Congressman Luis Gutierrez (D-IL) announced on October 13 that he is preparing to file immigration reform legislation.
Two key provisions slated to be in the bill relate to recommendations included in our publication, “The Burden of Immigration Laws on Business.”
First, as documented in this report, the E-Verify system used to verify workers’ legal status has numerous flaws. Some 17.8 million records are inaccurate, resulting in incorrect feedback when employers submit a worker’s name and address. The bill will include language designed to improve this system. Currently, E-Verify is optional for most businesses, but is required for federal contractors and recipients of stimulus funds, as well as all businesses in Arizona, Mississippi, and South Carolina.

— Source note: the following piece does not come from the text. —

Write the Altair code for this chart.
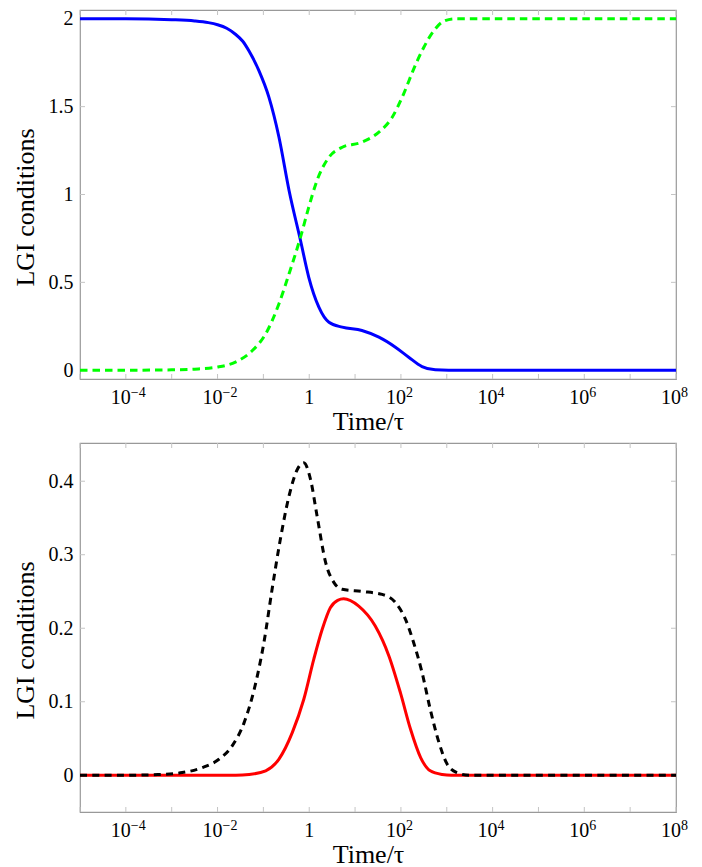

The other provision slated to be in the bill that is relevant to our recommendations would create an “employment-based visa system” that would “align visa numbers with actual labor market demands and economic needs.” The goal of allowing the market to work is laudable. Currently, the visa system frustrates many companies because of arbitrary caps on the total number of visas and visas from certain countries.
The cap on H-1B visas for highly skilled workers, such as engineers and computer scientists, is 65,000, which is still being reached despite the economic downturn. As late as 2001, the cap on H-1B visas was 195,000. In 2008, one U.S. technology company hired 1,000 programmers in India because they couldn’t obtain U.S. visas for any of them. The Heritage Foundation and Governor Rick Perry have endorsed raising the cap, but Congress could go even further and abolish the cap to truly let the market work.
Our report also recommended abolishing country caps on these visas. These caps leave even more highly-skilled workers, who have jobs lined up with U.S. employers, waiting for years to immigrate, if they are able to come at all.
The actual language of Congressman Gutierrez’s bill must be analyzed and other provisions likely to be in the bill are unrelated to our research, but it is encouraging that he is addressing these two issues that impact employers seeking to grow and create jobs.